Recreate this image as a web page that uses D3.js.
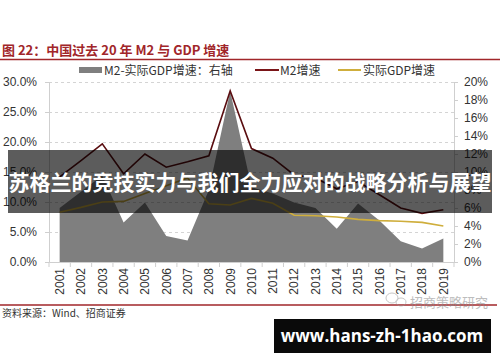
<!DOCTYPE html>
<html>
<head>
<meta charset="utf-8">
<script src="https://cdn.jsdelivr.net/npm/d3@7"></script>
<style>
  body { margin: 0; background: #fff; }
  svg { display: block; font-family: "Liberation Sans", Arial, "Noto Sans CJK SC", sans-serif; }
</style>
</head>
<body>
<svg id="chart" width="500" height="362"></svg>
<script>
// data
var years = ["2001","2002","2003","2004","2005","2006","2007","2008","2009","2010",
             "2011","2012","2013","2014","2015","2016","2017","2018","2019"];
var m2Growth  = [14.2, 16.9, 19.7, 14.7, 18.0, 15.8, 16.7, 17.7, 28.5, 18.9,
                 17.3, 14.5, 14.0, 12.2, 13.4, 11.2, 9.0, 8.1, 8.7];
var gdpGrowth = [8.3, 9.1, 10.0, 10.1, 11.4, 12.7, 14.0, 9.7, 9.5, 10.6,
                 9.8, 7.8, 7.7, 7.5, 7.1, 6.9, 6.8, 6.6, 6.0];
var gapGrowth = [6.0, 7.8, 9.6, 4.4, 6.6, 2.9, 2.4, 8.0, 19.0, 8.3,
                 7.6, 6.6, 6.0, 3.7, 6.5, 4.6, 2.3, 1.5, 2.6];
var leftTicks  = [0, 5, 10, 15, 20, 25, 30];
var rightTicks = [0, 2, 4, 6, 8, 10, 12, 14, 16, 18, 20];
var titleText  = "图 22：中国过去 20 年 M2 与 GDP 增速";
var legendNames = ["M2-实际GDP增速：右轴", "M2增速", "实际GDP增速"];
var sourceText = "资料来源：Wind、招商证券";
var bannerText = "苏格兰的竞技实力与我们全力应对的战略分析与展望";
var siteText   = "www.hans-zh-1hao.com";
var markText   = "招商策略研究";

var svg = d3.select("#chart");
var plot = {left: 49, right: 454, top: 82, bottom: 262};

var x = d3.scaleBand().domain(years).range([plot.left, plot.right]);
var yL = d3.scaleLinear().domain([0, 30]).range([plot.bottom, plot.top]);
var yR = d3.scaleLinear().domain([0, 20]).range([plot.bottom, plot.top]);
var cx = function(d, i){ return x(years[i]) + x.bandwidth() / 2; };

var red = "#a1262a", m2Col = "#5a0d10", gdpCol = "#cfae3c", areaCol = "#7f7f7f";

// title + rule
svg.append("text").attr("x", 2).attr("y", 55)
  .attr("fill", red).attr("font-weight", "bold").attr("font-size", 13)
  .attr("font-family", "'Noto Sans CJK SC', sans-serif")
  .text(titleText);
svg.append("line").attr("x1", 0).attr("x2", 500).attr("y1", 59.5).attr("y2", 59.5)
  .attr("stroke", red).attr("stroke-width", 1.5);

// legend
var lg = svg.append("g").attr("font-size", 12).attr("fill", "#333")
  .attr("font-family", "'Noto Sans CJK SC', sans-serif");
lg.append("rect").attr("x", 79).attr("y", 67).attr("width", 23).attr("height", 6).attr("fill", areaCol);
lg.append("text").attr("x", 104).attr("y", 74.5).text(legendNames[0]);
lg.append("line").attr("x1", 255).attr("x2", 279).attr("y1", 70).attr("y2", 70)
  .attr("stroke", "#7a1518").attr("stroke-width", 2);
lg.append("text").attr("x", 280).attr("y", 74.5).text(legendNames[1]);
lg.append("line").attr("x1", 338).attr("x2", 361).attr("y1", 70).attr("y2", 70)
  .attr("stroke", gdpCol).attr("stroke-width", 2);
lg.append("text").attr("x", 363).attr("y", 74.5).text(legendNames[2]);

// grid
svg.append("g").selectAll("line").data(leftTicks.slice(1)).enter().append("line")
  .attr("x1", plot.left).attr("x2", plot.right)
  .attr("y1", function(d){ return Math.round(yL(d)) + 0.5; })
  .attr("y2", function(d){ return Math.round(yL(d)) + 0.5; })
  .attr("stroke", "#d4d4d4").attr("stroke-dasharray", "3,3");

// area (right axis)
var area = d3.area().x(cx).y0(plot.bottom).y1(function(d){ return yR(d); });
svg.append("path").datum(gapGrowth).attr("d", area).attr("fill", areaCol);

// lines
var lineL = d3.line().x(cx).y(function(d){ return yL(d); });
svg.append("path").datum(gdpGrowth).attr("d", lineL)
  .attr("fill", "none").attr("stroke", gdpCol).attr("stroke-width", 1.6);
svg.append("path").datum(m2Growth).attr("d", lineL)
  .attr("fill", "none").attr("stroke", m2Col).attr("stroke-width", 1.6);

// axes
var axL = svg.append("g").attr("transform", "translate(" + plot.left + ",0)")
  .call(d3.axisLeft(yL).tickValues(leftTicks).tickSize(4).tickPadding(8)
    .tickFormat(function(d){ return d3.format(".1f")(d) + "%"; }));
var axR = svg.append("g").attr("transform", "translate(" + plot.right + ",0)")
  .call(d3.axisRight(yR).tickValues(rightTicks).tickSize(4).tickPadding(6)
    .tickFormat(function(d){ return d + "%"; }));
var axB = svg.append("g").attr("transform", "translate(0," + plot.bottom + ")")
  .call(d3.axisBottom(x).tickSize(0).tickPadding(6));
axB.selectAll("text").attr("transform", "rotate(-90)")
  .attr("text-anchor", "end").attr("dx", "-6").attr("dy", "0.36em").attr("y", 0).attr("x", 0);
// category separators on the x axis
axB.selectAll(".sep").data(years.concat(["end"])).enter().append("line")
  .attr("x1", function(d, i){ return plot.left + i * x.step(); })
  .attr("x2", function(d, i){ return plot.left + i * x.step(); })
  .attr("y1", 0).attr("y2", 5).attr("stroke", "#cfcfcf");

[axL, axR, axB].forEach(function(a){
  a.selectAll(".domain").attr("stroke", "#cfcfcf");
  a.selectAll(".tick line").attr("stroke", "#cfcfcf");
  a.selectAll("text").attr("font-size", 12).attr("fill", "#333")
    .attr("font-family", "'Liberation Sans', Arial, sans-serif");
});

// bottom rule + source
svg.append("line").attr("x1", 0).attr("x2", 497).attr("y1", 305).attr("y2", 305)
  .attr("stroke", red).attr("stroke-width", 1.5);
svg.append("text").attr("x", 2).attr("y", 317).attr("font-size", 10).attr("fill", "#333")
  .attr("font-family", "'Noto Sans CJK SC', sans-serif").text(sourceText);

// watermark
var wm = svg.append("g").attr("opacity", 0.55);
wm.append("ellipse").attr("cx", 392).attr("cy", 298).attr("rx", 6).attr("ry", 5)
  .attr("fill", "none").attr("stroke", "#999");
wm.append("ellipse").attr("cx", 401).attr("cy", 302).attr("rx", 5).attr("ry", 4)
  .attr("fill", "none").attr("stroke", "#999");
wm.append("text").attr("x", 410).attr("y", 307).attr("font-size", 13)
  .attr("font-family", "'Noto Sans CJK SC', sans-serif")
  .attr("fill", "#888").text(markText);

// overlay banner
svg.append("rect").attr("x", 8).attr("y", 150).attr("width", 484).attr("height", 63)
  .attr("fill", "rgba(0,0,0,0.64)");
svg.append("text").attr("x", 250).attr("y", 190).attr("text-anchor", "middle")
  .attr("font-size", 21).attr("font-weight", "bold").attr("fill", "#fff")
  .attr("font-family", "'Noto Sans CJK SC', sans-serif").text(bannerText);

// site box
svg.append("rect").attr("x", 274).attr("y", 319).attr("width", 217).attr("height", 34).attr("fill", "#0a0a0a");
svg.append("text").attr("x", 382).attr("y", 342).attr("text-anchor", "middle")
  .attr("font-size", 17).attr("font-weight", "bold").attr("fill", "#fff")
  .attr("font-family", "'Open Sans', 'DejaVu Sans', sans-serif").text(siteText);
</script>
</body>
</html>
- - - - -
- _Requirements_
Reproduce every line precisely as given, omitting all pictures.

- _Final answer_
Recreate this image as a web page that uses D3.js.
<!DOCTYPE html>
<html>
<head>
<meta charset="utf-8">
<script src="https://cdn.jsdelivr.net/npm/d3@7"></script>
<style>
  body { margin: 0; background: #fff; }
  svg { display: block; font-family: "Liberation Sans", Arial, "Noto Sans CJK SC", sans-serif; }
</style>
</head>
<body>
<svg id="chart" width="500" height="362"></svg>
<script>
// data
var years = ["2001","2002","2003","2004","2005","2006","2007","2008","2009","2010",
             "2011","2012","2013","2014","2015","2016","2017","2018","2019"];
var m2Growth  = [14.2, 16.9, 19.7, 14.7, 18.0, 15.8, 16.7, 17.7, 28.5, 18.9,
                 17.3, 14.5, 14.0, 12.2, 13.4, 11.2, 9.0, 8.1, 8.7];
var gdpGrowth = [8.3, 9.1, 10.0, 10.1, 11.4, 12.7, 14.0, 9.7, 9.5, 10.6,
                 9.8, 7.8, 7.7, 7.5, 7.1, 6.9, 6.8, 6.6, 6.0];
var gapGrowth = [6.0, 7.8, 9.6, 4.4, 6.6, 2.9, 2.4, 8.0, 19.0, 8.3,
                 7.6, 6.6, 6.0, 3.7, 6.5, 4.6, 2.3, 1.5, 2.6];
var leftTicks  = [0, 5, 10, 15, 20, 25, 30];
var rightTicks = [0, 2, 4, 6, 8, 10, 12, 14, 16, 18, 20];
var titleText  = "图 22：中国过去 20 年 M2 与 GDP 增速";
var legendNames = ["M2-实际GDP增速：右轴", "M2增速", "实际GDP增速"];
var sourceText = "资料来源：Wind、招商证券";
var bannerText = "苏格兰的竞技实力与我们全力应对的战略分析与展望";
var siteText   = "www.hans-zh-1hao.com";
var markText   = "招商策略研究";

var svg = d3.select("#chart");
var plot = {left: 49, right: 454, top: 82, bottom: 262};

var x = d3.scaleBand().domain(years).range([plot.left, plot.right]);
var yL = d3.scaleLinear().domain([0, 30]).range([plot.bottom, plot.top]);
var yR = d3.scaleLinear().domain([0, 20]).range([plot.bottom, plot.top]);
var cx = function(d, i){ return x(years[i]) + x.bandwidth() / 2; };

var red = "#a1262a", m2Col = "#5a0d10", gdpCol = "#cfae3c", areaCol = "#7f7f7f";

// title + rule
svg.append("text").attr("x", 2).attr("y", 55)
  .attr("fill", red).attr("font-weight", "bold").attr("font-size", 13)
  .attr("font-family", "'Noto Sans CJK SC', sans-serif")
  .text(titleText);
svg.append("line").attr("x1", 0).attr("x2", 500).attr("y1", 59.5).attr("y2", 59.5)
  .attr("stroke", red).attr("stroke-width", 1.5);

// legend
var lg = svg.append("g").attr("font-size", 12).attr("fill", "#333")
  .attr("font-family", "'Noto Sans CJK SC', sans-serif");
lg.append("rect").attr("x", 79).attr("y", 67).attr("width", 23).attr("height", 6).attr("fill", areaCol);
lg.append("text").attr("x", 104).attr("y", 74.5).text(legendNames[0]);
lg.append("line").attr("x1", 255).attr("x2", 279).attr("y1", 70).attr("y2", 70)
  .attr("stroke", "#7a1518").attr("stroke-width", 2);
lg.append("text").attr("x", 280).attr("y", 74.5).text(legendNames[1]);
lg.append("line").attr("x1", 338).attr("x2", 361).attr("y1", 70).attr("y2", 70)
  .attr("stroke", gdpCol).attr("stroke-width", 2);
lg.append("text").attr("x", 363).attr("y", 74.5).text(legendNames[2]);

// grid
svg.append("g").selectAll("line").data(leftTicks.slice(1)).enter().append("line")
  .attr("x1", plot.left).attr("x2", plot.right)
  .attr("y1", function(d){ return Math.round(yL(d)) + 0.5; })
  .attr("y2", function(d){ return Math.round(yL(d)) + 0.5; })
  .attr("stroke", "#d4d4d4").attr("stroke-dasharray", "3,3");

// area (right axis)
var area = d3.area().x(cx).y0(plot.bottom).y1(function(d){ return yR(d); });
svg.append("path").datum(gapGrowth).attr("d", area).attr("fill", areaCol);

// lines
var lineL = d3.line().x(cx).y(function(d){ return yL(d); });
svg.append("path").datum(gdpGrowth).attr("d", lineL)
  .attr("fill", "none").attr("stroke", gdpCol).attr("stroke-width", 1.6);
svg.append("path").datum(m2Growth).attr("d", lineL)
  .attr("fill", "none").attr("stroke", m2Col).attr("stroke-width", 1.6);

// axes
var axL = svg.append("g").attr("transform", "translate(" + plot.left + ",0)")
  .call(d3.axisLeft(yL).tickValues(leftTicks).tickSize(4).tickPadding(8)
    .tickFormat(function(d){ return d3.format(".1f")(d) + "%"; }));
var axR = svg.append("g").attr("transform", "translate(" + plot.right + ",0)")
  .call(d3.axisRight(yR).tickValues(rightTicks).tickSize(4).tickPadding(6)
    .tickFormat(function(d){ return d + "%"; }));
var axB = svg.append("g").attr("transform", "translate(0," + plot.bottom + ")")
  .call(d3.axisBottom(x).tickSize(0).tickPadding(6));
axB.selectAll("text").attr("transform", "rotate(-90)")
  .attr("text-anchor", "end").attr("dx", "-6").attr("dy", "0.36em").attr("y", 0).attr("x", 0);
// category separators on the x axis
axB.selectAll(".sep").data(years.concat(["end"])).enter().append("line")
  .attr("x1", function(d, i){ return plot.left + i * x.step(); })
  .attr("x2", function(d, i){ return plot.left + i * x.step(); })
  .attr("y1", 0).attr("y2", 5).attr("stroke", "#cfcfcf");

[axL, axR, axB].forEach(function(a){
  a.selectAll(".domain").attr("stroke", "#cfcfcf");
  a.selectAll(".tick line").attr("stroke", "#cfcfcf");
  a.selectAll("text").attr("font-size", 12).attr("fill", "#333")
    .attr("font-family", "'Liberation Sans', Arial, sans-serif");
});

// bottom rule + source
svg.append("line").attr("x1", 0).attr("x2", 497).attr("y1", 305).attr("y2", 305)
  .attr("stroke", red).attr("stroke-width", 1.5);
svg.append("text").attr("x", 2).attr("y", 317).attr("font-size", 10).attr("fill", "#333")
  .attr("font-family", "'Noto Sans CJK SC', sans-serif").text(sourceText);

// watermark
var wm = svg.append("g").attr("opacity", 0.55);
wm.append("ellipse").attr("cx", 392).attr("cy", 298).attr("rx", 6).attr("ry", 5)
  .attr("fill", "none").attr("stroke", "#999");
wm.append("ellipse").attr("cx", 401).attr("cy", 302).attr("rx", 5).attr("ry", 4)
  .attr("fill", "none").attr("stroke", "#999");
wm.append("text").attr("x", 410).attr("y", 307).attr("font-size", 13)
  .attr("font-family", "'Noto Sans CJK SC', sans-serif")
  .attr("fill", "#888").text(markText);

// overlay banner
svg.append("rect").attr("x", 8).attr("y", 150).attr("width", 484).attr("height", 63)
  .attr("fill", "rgba(0,0,0,0.64)");
svg.append("text").attr("x", 250).attr("y", 190).attr("text-anchor", "middle")
  .attr("font-size", 21).attr("font-weight", "bold").attr("fill", "#fff")
  .attr("font-family", "'Noto Sans CJK SC', sans-serif").text(bannerText);

// site box
svg.append("rect").attr("x", 274).attr("y", 319).attr("width", 217).attr("height", 34).attr("fill", "#0a0a0a");
svg.append("text").attr("x", 382).attr("y", 342).attr("text-anchor", "middle")
  .attr("font-size", 17).attr("font-weight", "bold").attr("fill", "#fff")
  .attr("font-family", "'Open Sans', 'DejaVu Sans', sans-serif").text(siteText);
</script>
</body>
</html>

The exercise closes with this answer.